- This event has passed.
National Museum of Civil War Medicine Digital Seminar
November 21 @ 10:00 am - 5:00 pm EST
Due to the ongoing pandemic, the National Museum of Civil War Medicine will not be holding an in-person conference in 2020.
Instead, this year the Museum will be hosting a digital seminar on November 21, 2020. This will feature speakers, digital presentations, and conversations with Museum staff. While we will miss in-person conversations with attendees this year, we are excited that through the Museum’s digital tools we can still provide a special program with experts in the field and make a space for conversation about the important topic of Civil War medicine. The presentations will center around the theme of medical care at and after the Battle of Gettysburg.
Tickets are $50 for Museum Members, $75 for non-members, and $15 for students. Click below to get your tickets today.
Speakers and topics for the 2020 Digital Seminar include:
10:30 AM – Dr. Rick Shroeder and Fran Feyock – Licensed Battlefield Guides, GNMP
Holding back the deep, deadly, darkness with the light of a surgeon’s lamp
Modern Surgical Teams routinely review their most complex cases and surgical related deaths to learn and improve surgical care. These Case Review Conferences are not open to the general public. The results of these conferences remain confidential and are protected by law. Join Licensed Battlefield Guides Dr. Rick Schroeder, a practicing Orthopedic Trauma Surgeon, and Fran Feyock, a Certified Registered Nurse Anesthetist, for a behind the scenes look at a how a modern Surgical Case Conference would review surgical cases from the American Civil War.
We will explore several prominent Civil War era personalities as our patients. Based on our review primary medical source documentation, we will focus on Civil War Era Surgical and Anesthesia care. Attendees will be invited to participate in the Conference as members of the “National Civil War Medical Museum Surgical Review Committee.” Rick and Fran will provide a “modern perspective” look back into how these patients died and the care they would have received today.

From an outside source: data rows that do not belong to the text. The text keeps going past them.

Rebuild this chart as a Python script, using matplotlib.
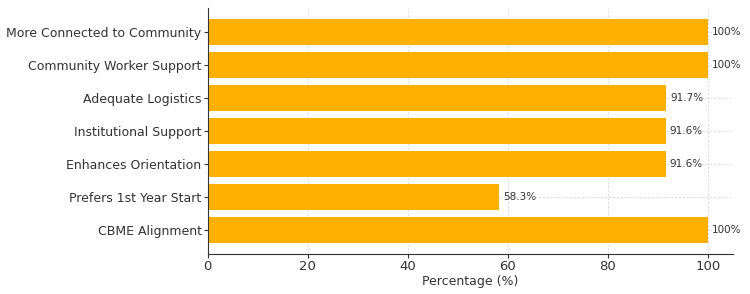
import matplotlib
matplotlib.use("Agg")
import matplotlib.pyplot as plt

categories = ["CBME Alignment", "Prefers 1st Year Start", "Enhances Orientation",
              "Institutional Support", "Adequate Logistics",
              "Community Worker Support", "More Connected to Community"]
values = [100, 58.3, 91.6, 91.6, 91.7, 100, 100]
labels = ["100%", "58.3%", "91.6%", "91.6%", "91.7%", "100%", "100%"]

fig = plt.figure(figsize=(7.5, 2.94), dpi=100)
ax = fig.add_axes([0.277, 0.136, 0.7, 0.837])

ax.barh(categories, values, height=0.8, color="#FFB000", zorder=2)
ax.grid(True, linestyle=(0, (2, 2)), color="#d0d0d0", linewidth=0.7, alpha=0.8, zorder=2.2)

for i, (v, t) in enumerate(zip(values, labels)):
    ax.text(v + 0.8, i, t, va="center", ha="left", fontsize=7.5, color="#333333", zorder=4)

ax.set_xlim(0, 105)
ax.set_xticks([0, 20, 40, 60, 80, 100])
ax.set_xlabel("Percentage (%)", fontsize=9, color="#333333", labelpad=1)
ax.tick_params(labelsize=9, colors="#333333", length=3, pad=1.5)
ax.tick_params(axis="x", labelsize=9.5)
for s in ["top", "right"]:
    ax.spines[s].set_visible(False)
for s in ["left", "bottom"]:
    ax.spines[s].set_color("#333333")
    ax.spines[s].set_zorder(3)

fig.savefig("out.png", dpi=100)
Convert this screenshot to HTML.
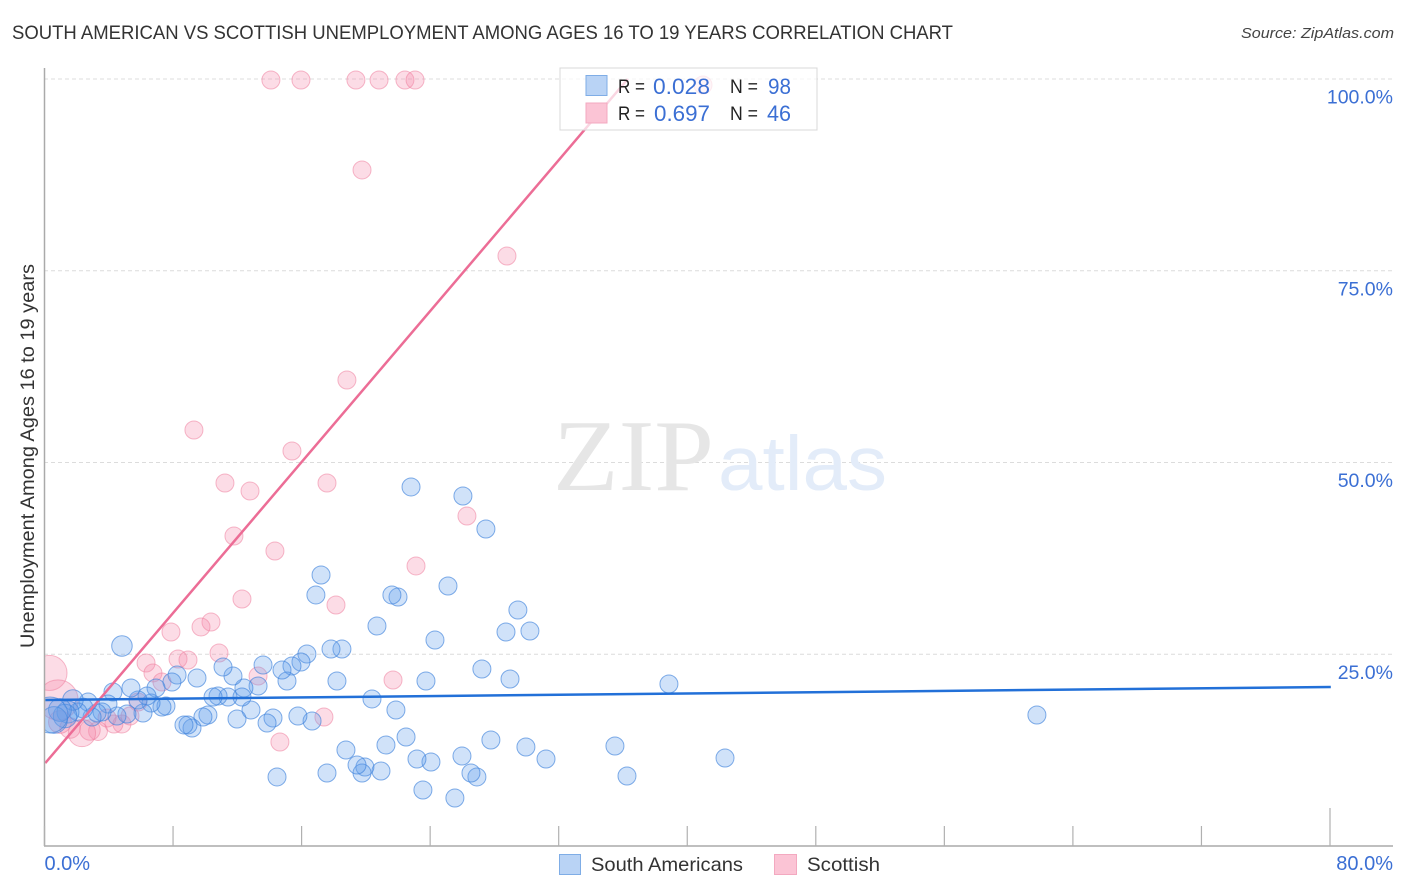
<!DOCTYPE html>
<html lang="en">
<head>
<meta charset="utf-8">
<title>South American vs Scottish Unemployment Correlation Chart</title>
<style>
html,body{margin:0;padding:0;background:#fff;width:1406px;height:892px;overflow:hidden}
svg{display:block;font-family:"Liberation Sans",sans-serif}
</style>
</head>
<body>
<svg id="chart" width="1406" height="892" viewBox="0 0 1406 892">
  <text x="12" y="39" font-size="19" fill="#333" textLength="941" lengthAdjust="spacingAndGlyphs">SOUTH AMERICAN VS SCOTTISH UNEMPLOYMENT AMONG AGES 16 TO 19 YEARS CORRELATION CHART</text>
  <text x="1241" y="38" font-size="15" font-style="italic" fill="#444" textLength="153" lengthAdjust="spacingAndGlyphs">Source: ZipAtlas.com</text>
  <g id="grid"></g>
  <g>
    <text x="553" y="490" font-family="'Liberation Serif',serif" font-size="102" fill="#e6e6e6" textLength="161" lengthAdjust="spacingAndGlyphs">ZIP</text>
    <text x="718" y="490" font-size="77" fill="#e3ecf9" textLength="169" lengthAdjust="spacingAndGlyphs">atlas</text>
  </g>
  <g id="points"></g>
  <rect x="0" y="60" width="44" height="790" fill="#fff"/>
  <g id="lines"></g>
  <g id="axes"></g>
  <g>
    <rect x="560" y="68" width="257" height="62" fill="#fff" fill-opacity="0.72" stroke="#d8d8d8"/>
    <rect x="586" y="75.5" width="21" height="20" fill="#b9d3f5" stroke="#7fade6"/>
    <rect x="586" y="103" width="21" height="20" fill="#fbc4d5" stroke="#f3a9c0"/>
    <text x="618" y="93" font-size="19.5" fill="#222" textLength="27" lengthAdjust="spacingAndGlyphs">R =</text>
    <text x="653" y="94" font-size="22" fill="#3b6fd4" textLength="57" lengthAdjust="spacingAndGlyphs">0.028</text>
    <text x="730" y="93" font-size="19.5" fill="#222" textLength="28" lengthAdjust="spacingAndGlyphs">N =</text>
    <text x="768" y="94" font-size="22" fill="#3b6fd4" textLength="23" lengthAdjust="spacingAndGlyphs">98</text>
    <text x="618" y="120" font-size="19.5" fill="#222" textLength="27" lengthAdjust="spacingAndGlyphs">R =</text>
    <text x="654" y="121" font-size="22" fill="#3b6fd4" textLength="56" lengthAdjust="spacingAndGlyphs">0.697</text>
    <text x="730" y="120" font-size="19.5" fill="#222" textLength="28" lengthAdjust="spacingAndGlyphs">N =</text>
    <text x="767" y="121" font-size="22" fill="#3b6fd4" textLength="24" lengthAdjust="spacingAndGlyphs">46</text>
  </g>
  <text transform="translate(34,648) rotate(-90)" font-size="19" fill="#333" textLength="384" lengthAdjust="spacingAndGlyphs">Unemployment Among Ages 16 to 19 years</text>
  <g>
    <rect x="559.5" y="854.5" width="21" height="20" fill="#b9d3f5" stroke="#7fade6"/>
    <text x="591" y="871" font-size="19.5" fill="#333" textLength="152" lengthAdjust="spacingAndGlyphs">South Americans</text>
    <rect x="774.5" y="854.5" width="22" height="20" fill="#fbc4d5" stroke="#f3a9c0"/>
    <text x="807" y="871" font-size="19.5" fill="#333" textLength="73" lengthAdjust="spacingAndGlyphs">Scottish</text>
  </g>
</svg>
<script>
const blueX = [61.76,42.35,38.86,36.25,35.50,31.21,29.96,30.21,29.46,28.72,28.97,27.78,27.47,27.22,26.91,26.54,26.04,25.98,25.54,25.11,24.30,24.05,23.74,23.55,23.18,22.81,22.50,22.00,21.62,21.87,21.25,20.94,20.69,20.38,19.94,19.76,19.45,18.76,18.51,18.20,17.83,17.58,17.21,16.89,16.65,16.33,15.96,15.77,15.40,15.09,14.78,14.47,14.22,13.85,13.60,13.29,12.85,12.41,12.29,11.98,11.73,11.42,11.11,10.80,10.49,10.17,9.86,9.49,9.18,8.93,8.68,8.25,7.93,7.56,7.31,6.94,6.63,6.38,6.13,5.82,5.38,5.13,4.82,4.51,4.26,3.95,3.58,3.27,2.96,2.71,2.40,2.08,1.77,1.46,1.28,0.96,0.59,0.34];
const blueY = [17.08,11.47,21.12,9.13,13.04,11.34,12.91,28.03,30.77,27.90,21.77,13.82,41.33,23.08,9.00,9.52,45.63,11.73,6.26,33.90,26.86,10.95,21.51,7.30,11.34,46.81,14.21,32.46,32.73,17.73,13.17,9.78,28.68,19.17,10.30,9.52,10.56,12.52,25.68,21.51,25.68,9.52,35.33,32.73,16.30,25.03,23.99,16.95,23.47,21.51,22.95,9.00,16.69,16.04,23.60,20.86,17.73,20.60,19.43,16.56,22.16,19.43,23.34,19.56,19.43,17.08,16.82,21.90,15.38,15.78,15.78,22.29,21.38,18.25,18.12,20.60,18.64,19.56,17.34,19.04,20.60,17.21,26.08,16.95,20.08,18.51,17.47,17.34,16.82,18.77,17.99,17.47,19.04,17.47,16.95,17.73,16.43,17.08];
const blueWeight = [1,1,1,1,1,1,1,1,1,1,1,1,1,1,1,1,1,1,1,1,1,1,1,1,1,1,1,1,1,1,1,1,1,1,1,1,1,1,1,1,1,1,1,1,1,1,1,1,1,1,1,1,1,1,1,1,1,1,1,1,1,1,1,1,1,1,1,1,1,1,1,1,1,1,1,1,1,1,1,1,1,1,1.3,1,1,1,1,1,1,1,1.2,1,1.3,1.5,1.7,1.6,2.2,4];
const pinkX = [14.09,15.96,19.38,20.82,22.43,23.06,40.98,19.76,28.78,18.82,9.30,15.40,11.23,12.79,17.58,26.29,11.79,14.34,23.12,12.29,18.14,10.36,9.74,7.87,6.32,8.31,8.93,10.86,6.75,7.31,13.29,21.69,17.39,14.65,5.82,4.82,4.32,3.89,3.33,2.83,2.33,1.59,0.96,0.31,0.84,5.32];
const pinkY = [99.87,99.87,99.87,99.87,99.87,99.87,99.22,88.14,76.92,60.76,54.24,51.50,47.33,46.28,47.33,43.02,40.42,38.46,36.51,32.20,31.42,29.20,28.55,27.90,23.86,24.38,24.25,25.16,22.56,21.38,22.16,21.64,16.82,13.56,18.77,15.91,15.91,16.69,14.99,15.12,14.73,15.38,16.17,22.56,19.04,16.95];
const pinkWeight = [1,1,1,1,1,1,1,1,1,1,1,1,1,1,1,1,1,1,1,1,1,1,1,1,1,1,1,1,1,1,1,1,1,1,1,1,1,1,1.1,1.3,2.3,1.3,1.6,3.8,5,1];
const blueTrendX = [0.05,80.05];
const blueTrendY = [19.04,20.73];
const pinkTrendX = [0.05,36.3];
const pinkTrendY = [10.82,100];
const xTickValues = [0,8,16,24,32,40,48,56,64,72,80];
const yGridValues = [100,75,50,25];
const yTickLabels = ["100.0%","75.0%","50.0%","25.0%"];
const xEndValues = [0,80];
const xEndLabels = ["0.0%","80.0%"];

const NS = 'http://www.w3.org/2000/svg';
function sx(v){return 44.5 + v * 1285.5 / 80;}
function sy(v){return 846 - v * 7.67;}
function make(tag, attrs, parent){
  const el = document.createElementNS(NS, tag);
  for (const k in attrs) el.setAttribute(k, attrs[k]);
  parent.appendChild(el);
  return el;
}
const grid = document.getElementById('grid');
const axes = document.getElementById('axes');
const points = document.getElementById('points');
const lines = document.getElementById('lines');

yGridValues.forEach(function(v, i){
  const g = make('line', {x1:44, x2:1393, y1:sy(v), y2:sy(v), stroke:'#dcdcdc', 'stroke-width':1, 'stroke-dasharray':'4 3'}, grid);
  
  
  const t = make('text', {x:1393, y:sy(v)+24.5, 'text-anchor':'end', 'font-size':19.5, fill:'#3b6fd4'}, axes);
  t.textContent = yTickLabels[i];
  
  
});

const yAxis = make('line', {x1:44.5, x2:44.5, y1:68, y2:846, stroke:'#aaa', 'stroke-width':1.5}, axes);


const xAxis = make('line', {x1:44, x2:1393, y1:846, y2:846, stroke:'#aaa', 'stroke-width':1.5}, axes);



xTickValues.forEach(function(v, i){
  const last = i === xTickValues.length - 1;
  const tick = make('line', {x1:sx(v), x2:sx(v), y1:last ? 808 : 826, y2:846, stroke:'#b0b0b0', 'stroke-width':1.2}, axes);
  
  
});
xEndValues.forEach(function(v, i){
  const t = make('text', {x:i === 0 ? sx(v) : 1393, y:870, 'text-anchor':i === 0 ? 'start' : 'end', 'font-size':20, fill:'#3b6fd4'}, axes);
  t.textContent = xEndLabels[i];
  
  
});

pinkX.forEach(function(v, i){
  const c = make('circle', {cx:sx(v), cy:sy(pinkY[i]), r:9 * Math.sqrt(pinkWeight[i]), fill:'#f58cab', 'fill-opacity':0.3, stroke:'#ef7f9f', 'stroke-opacity':0.55, 'stroke-width':1}, points);
  
  
});
blueX.forEach(function(v, i){
  const c = make('circle', {cx:sx(v), cy:sy(blueY[i]), r:9 * Math.sqrt(blueWeight[i]), fill:'#62a0ea', 'fill-opacity':0.3, stroke:'#3f83dc', 'stroke-opacity':0.65, 'stroke-width':1}, points);
  
  
});

const pinkLine = make('line', {x1:sx(pinkTrendX[0]), y1:sy(pinkTrendY[0]), x2:sx(pinkTrendX[1]), y2:sy(pinkTrendY[1]), stroke:'#ec6d96', 'stroke-width':2.5}, lines);


const blueLine = make('line', {x1:sx(blueTrendX[0]), y1:sy(blueTrendY[0]), x2:sx(blueTrendX[1]), y2:sy(blueTrendY[1]), stroke:'#2270d8', 'stroke-width':2.5}, lines);


</script>
</body>
</html>
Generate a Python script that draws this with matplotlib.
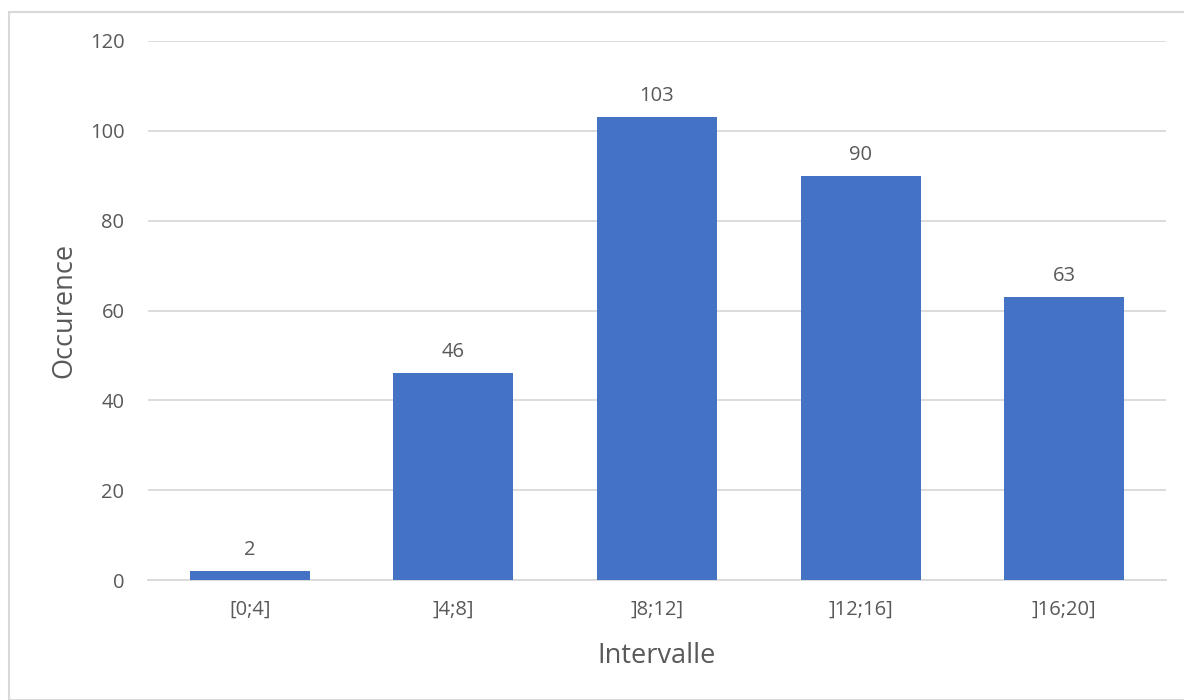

12:30 PM – Ron Kirkwood – Author
“Too Much for Human Endurance”: The George Spangler Farm Hospitals and the Battle of Gettysburg
On the afternoon of July 1, 1863, on the first day of the Battle of Gettysburg, medical officers of the XI Corps of the Army of the Potomac rode up George and Elizabeth Spangler’s lane and announced they were taking possession of the Spanglers’ farm for use as a hospital. So for the next five weeks and two days, the Spanglers and their four children lived amid a nightmare of cries, smells, blood, agony and death. Kirkwood will discuss the suffering and heroism of the doctors, nurses, wounded and dying at this hospital and reveal new information about a second hospital on the Spanglers’ farm that has long been ignored by history that hosted the wounded men of the famous Wheatfield fight.
Also, Kirkwood’s presentation will include newly found information about Confederate Brig. Gen. Lewis Armistead’s time as a patient at Spangler. In addition, he reveals important information about the thousands of artillery and infantry reserves that staged for battle directly next to the hospitals on the Spanglers’ land, making Spangler in his opinion the most important farm in the Battle of Gettysburg because of its critical role in the Union victory.
2:00 PM – Codie Eash – Seminary Ridge Museum
“Pick up your guts & help finish this thing”: Macabre Recollections of Gettysburg’s Casualties
Many Civil War soldiers’ graphic letters, diary entries, and memoir excerpts described the grisly reality of dismembered bodies, particularly following costly battles like Gettysburg. The details featured in such reminiscences are sometimes shocking, but are necessary for a comprehensive understanding of what America’s bloodiest armed encounter meant to veterans who witnessed the butchery of July 1863. Writers decided such scenes were important enough to record for posterity, and thus, subsequent generations must examine the uncomfortable realities that these men not only witnessed, but reported for all time.